April 26, 2024

Don’t misuse Nazi analogy, says bioethicist

It demeans the suffering of the Holocaust

Dragging images of Nazi atrocities in science and medicine into contemporary bioethical issues blights the debate and demeans the suffering of the Holocaust, argues a US bioethicist in the leading journal Science. Arthur Caplan, of the University of Pennsylvania, complains that the Nazi analogy often crops up in issues like euthanasia and stem cell research. This is quite misleading, he says. Nazi crimes were committed to protect the economic viability and genetic health of the state, but these ideologies have vanished and have almost nothing to do with contemporary bioethical wrangles.

Furthermore, Caplan says, it diminishes the horror of the Holocaust to compare Terri Schiavo's death with Nazi euthanasia policies or to compare embryonic stem cell research with human experiments in concentration camps. “The cavalier use of the Nazi analogy in an attempt to bolster an argument is unethical. Sixty years after the fall of the Third Reich, we owe it to those who suffered and died at the hands of the Nazis to insist that those who invoke the Nazi analogy do so with care.”
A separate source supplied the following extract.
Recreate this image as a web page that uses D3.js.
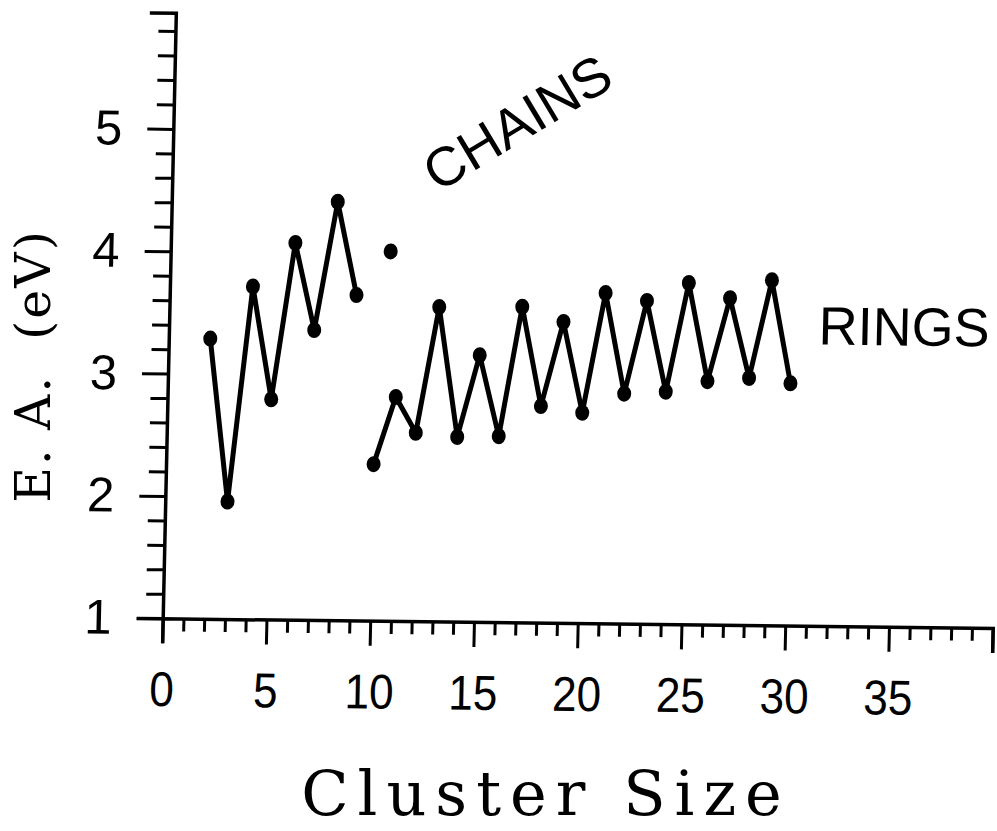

Caplan's remarks could provoke a spirited discussion in Science about the Nazi regime as a reference point for bioethics. It is not only American conservatives who remember its terrible excesses. Germany's well-known conservatism in bioethics springs from its own fears of reviving Nazi attitudes. The discipline of bioethics itself was born as a response to world revulsion at the human experiments carried out by Nazi doctors. Although pinning swastikas on policies can be nothing more than a cheap debating tactic, many people feel that there are lessons to be learned from the Nazi experience. Caplan's complaint, however, may help to define them more exactly.